» **DIRECTIONS**:
Restate the material word for word and leave out anything that is a picture.
━━━━━ DATA BLOCK
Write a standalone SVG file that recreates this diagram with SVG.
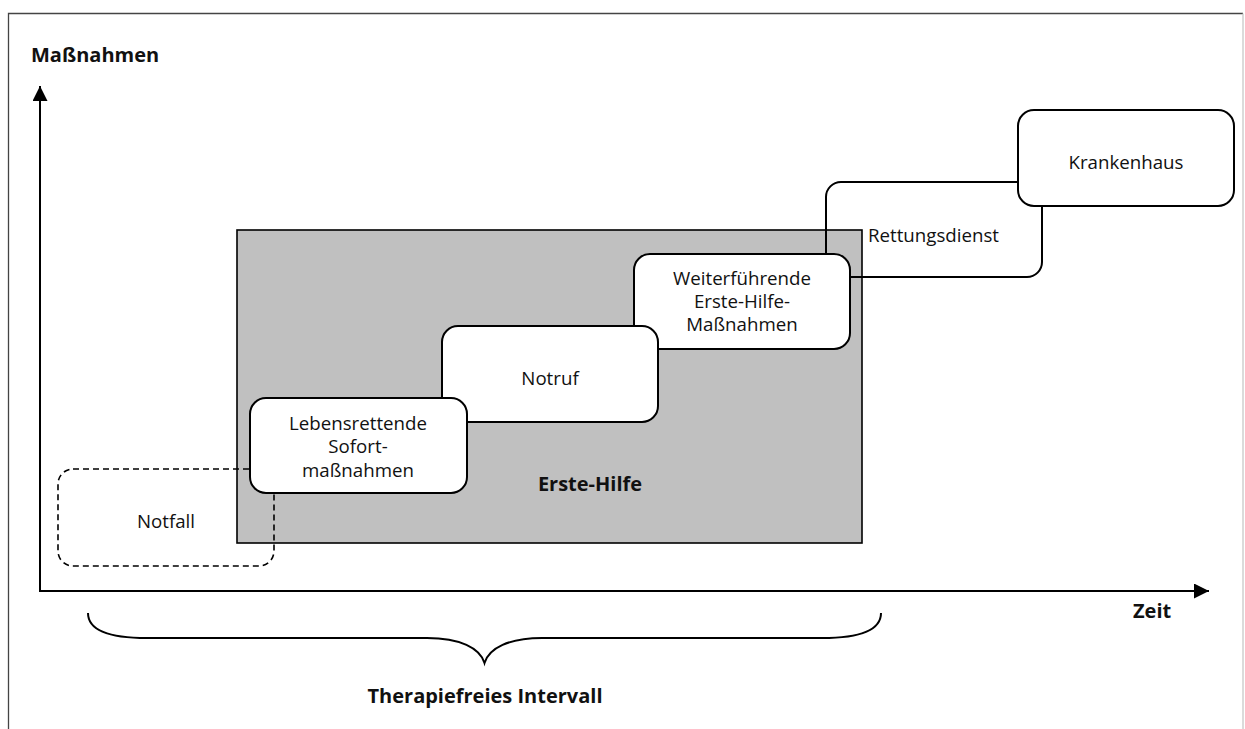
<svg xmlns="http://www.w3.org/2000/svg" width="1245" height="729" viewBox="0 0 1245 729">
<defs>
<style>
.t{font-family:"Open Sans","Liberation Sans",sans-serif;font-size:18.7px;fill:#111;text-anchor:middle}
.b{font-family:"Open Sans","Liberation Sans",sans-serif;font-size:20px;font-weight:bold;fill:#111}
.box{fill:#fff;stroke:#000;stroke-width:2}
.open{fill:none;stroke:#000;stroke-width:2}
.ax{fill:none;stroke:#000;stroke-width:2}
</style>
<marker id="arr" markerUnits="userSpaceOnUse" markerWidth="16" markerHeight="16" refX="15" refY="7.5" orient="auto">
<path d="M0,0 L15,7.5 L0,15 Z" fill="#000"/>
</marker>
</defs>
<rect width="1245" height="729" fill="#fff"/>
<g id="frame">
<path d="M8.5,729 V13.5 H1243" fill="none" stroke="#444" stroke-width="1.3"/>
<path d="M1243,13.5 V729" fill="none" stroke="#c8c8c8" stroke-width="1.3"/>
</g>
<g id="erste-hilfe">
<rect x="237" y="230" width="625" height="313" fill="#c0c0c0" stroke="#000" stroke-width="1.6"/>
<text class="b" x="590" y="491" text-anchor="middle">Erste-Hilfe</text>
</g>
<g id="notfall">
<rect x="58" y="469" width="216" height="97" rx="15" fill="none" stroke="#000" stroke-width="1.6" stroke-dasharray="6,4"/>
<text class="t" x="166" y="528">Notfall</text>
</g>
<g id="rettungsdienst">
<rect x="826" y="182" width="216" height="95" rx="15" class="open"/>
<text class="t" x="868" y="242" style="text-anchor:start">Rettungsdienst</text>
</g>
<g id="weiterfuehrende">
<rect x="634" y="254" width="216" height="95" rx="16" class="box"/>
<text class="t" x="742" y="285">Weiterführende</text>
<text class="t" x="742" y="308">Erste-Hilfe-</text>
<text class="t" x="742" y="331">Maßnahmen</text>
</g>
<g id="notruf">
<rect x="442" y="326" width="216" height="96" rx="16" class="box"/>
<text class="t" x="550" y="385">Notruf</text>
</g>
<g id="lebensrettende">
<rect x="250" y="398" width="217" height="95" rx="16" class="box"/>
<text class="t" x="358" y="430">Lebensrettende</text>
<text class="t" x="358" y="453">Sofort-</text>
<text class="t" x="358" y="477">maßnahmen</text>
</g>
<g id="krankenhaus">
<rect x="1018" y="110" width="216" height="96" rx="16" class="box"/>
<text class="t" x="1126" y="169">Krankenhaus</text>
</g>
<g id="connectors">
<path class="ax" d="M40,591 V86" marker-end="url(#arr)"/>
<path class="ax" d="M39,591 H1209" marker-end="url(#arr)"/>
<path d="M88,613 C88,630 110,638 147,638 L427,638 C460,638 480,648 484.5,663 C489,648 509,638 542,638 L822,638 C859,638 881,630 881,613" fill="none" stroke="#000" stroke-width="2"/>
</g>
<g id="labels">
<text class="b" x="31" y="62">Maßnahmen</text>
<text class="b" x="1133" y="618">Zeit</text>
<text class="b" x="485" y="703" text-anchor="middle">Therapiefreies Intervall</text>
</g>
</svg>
━━━━━━━━━━
» **WRITTEN REPLY**:
Write a standalone SVG file that recreates this diagram with SVG.
<svg xmlns="http://www.w3.org/2000/svg" width="1245" height="729" viewBox="0 0 1245 729">
<defs>
<style>
.t{font-family:"Open Sans","Liberation Sans",sans-serif;font-size:18.7px;fill:#111;text-anchor:middle}
.b{font-family:"Open Sans","Liberation Sans",sans-serif;font-size:20px;font-weight:bold;fill:#111}
.box{fill:#fff;stroke:#000;stroke-width:2}
.open{fill:none;stroke:#000;stroke-width:2}
.ax{fill:none;stroke:#000;stroke-width:2}
</style>
<marker id="arr" markerUnits="userSpaceOnUse" markerWidth="16" markerHeight="16" refX="15" refY="7.5" orient="auto">
<path d="M0,0 L15,7.5 L0,15 Z" fill="#000"/>
</marker>
</defs>
<rect width="1245" height="729" fill="#fff"/>
<g id="frame">
<path d="M8.5,729 V13.5 H1243" fill="none" stroke="#444" stroke-width="1.3"/>
<path d="M1243,13.5 V729" fill="none" stroke="#c8c8c8" stroke-width="1.3"/>
</g>
<g id="erste-hilfe">
<rect x="237" y="230" width="625" height="313" fill="#c0c0c0" stroke="#000" stroke-width="1.6"/>
<text class="b" x="590" y="491" text-anchor="middle">Erste-Hilfe</text>
</g>
<g id="notfall">
<rect x="58" y="469" width="216" height="97" rx="15" fill="none" stroke="#000" stroke-width="1.6" stroke-dasharray="6,4"/>
<text class="t" x="166" y="528">Notfall</text>
</g>
<g id="rettungsdienst">
<rect x="826" y="182" width="216" height="95" rx="15" class="open"/>
<text class="t" x="868" y="242" style="text-anchor:start">Rettungsdienst</text>
</g>
<g id="weiterfuehrende">
<rect x="634" y="254" width="216" height="95" rx="16" class="box"/>
<text class="t" x="742" y="285">Weiterführende</text>
<text class="t" x="742" y="308">Erste-Hilfe-</text>
<text class="t" x="742" y="331">Maßnahmen</text>
</g>
<g id="notruf">
<rect x="442" y="326" width="216" height="96" rx="16" class="box"/>
<text class="t" x="550" y="385">Notruf</text>
</g>
<g id="lebensrettende">
<rect x="250" y="398" width="217" height="95" rx="16" class="box"/>
<text class="t" x="358" y="430">Lebensrettende</text>
<text class="t" x="358" y="453">Sofort-</text>
<text class="t" x="358" y="477">maßnahmen</text>
</g>
<g id="krankenhaus">
<rect x="1018" y="110" width="216" height="96" rx="16" class="box"/>
<text class="t" x="1126" y="169">Krankenhaus</text>
</g>
<g id="connectors">
<path class="ax" d="M40,591 V86" marker-end="url(#arr)"/>
<path class="ax" d="M39,591 H1209" marker-end="url(#arr)"/>
<path d="M88,613 C88,630 110,638 147,638 L427,638 C460,638 480,648 484.5,663 C489,648 509,638 542,638 L822,638 C859,638 881,630 881,613" fill="none" stroke="#000" stroke-width="2"/>
</g>
<g id="labels">
<text class="b" x="31" y="62">Maßnahmen</text>
<text class="b" x="1133" y="618">Zeit</text>
<text class="b" x="485" y="703" text-anchor="middle">Therapiefreies Intervall</text>
</g>
</svg>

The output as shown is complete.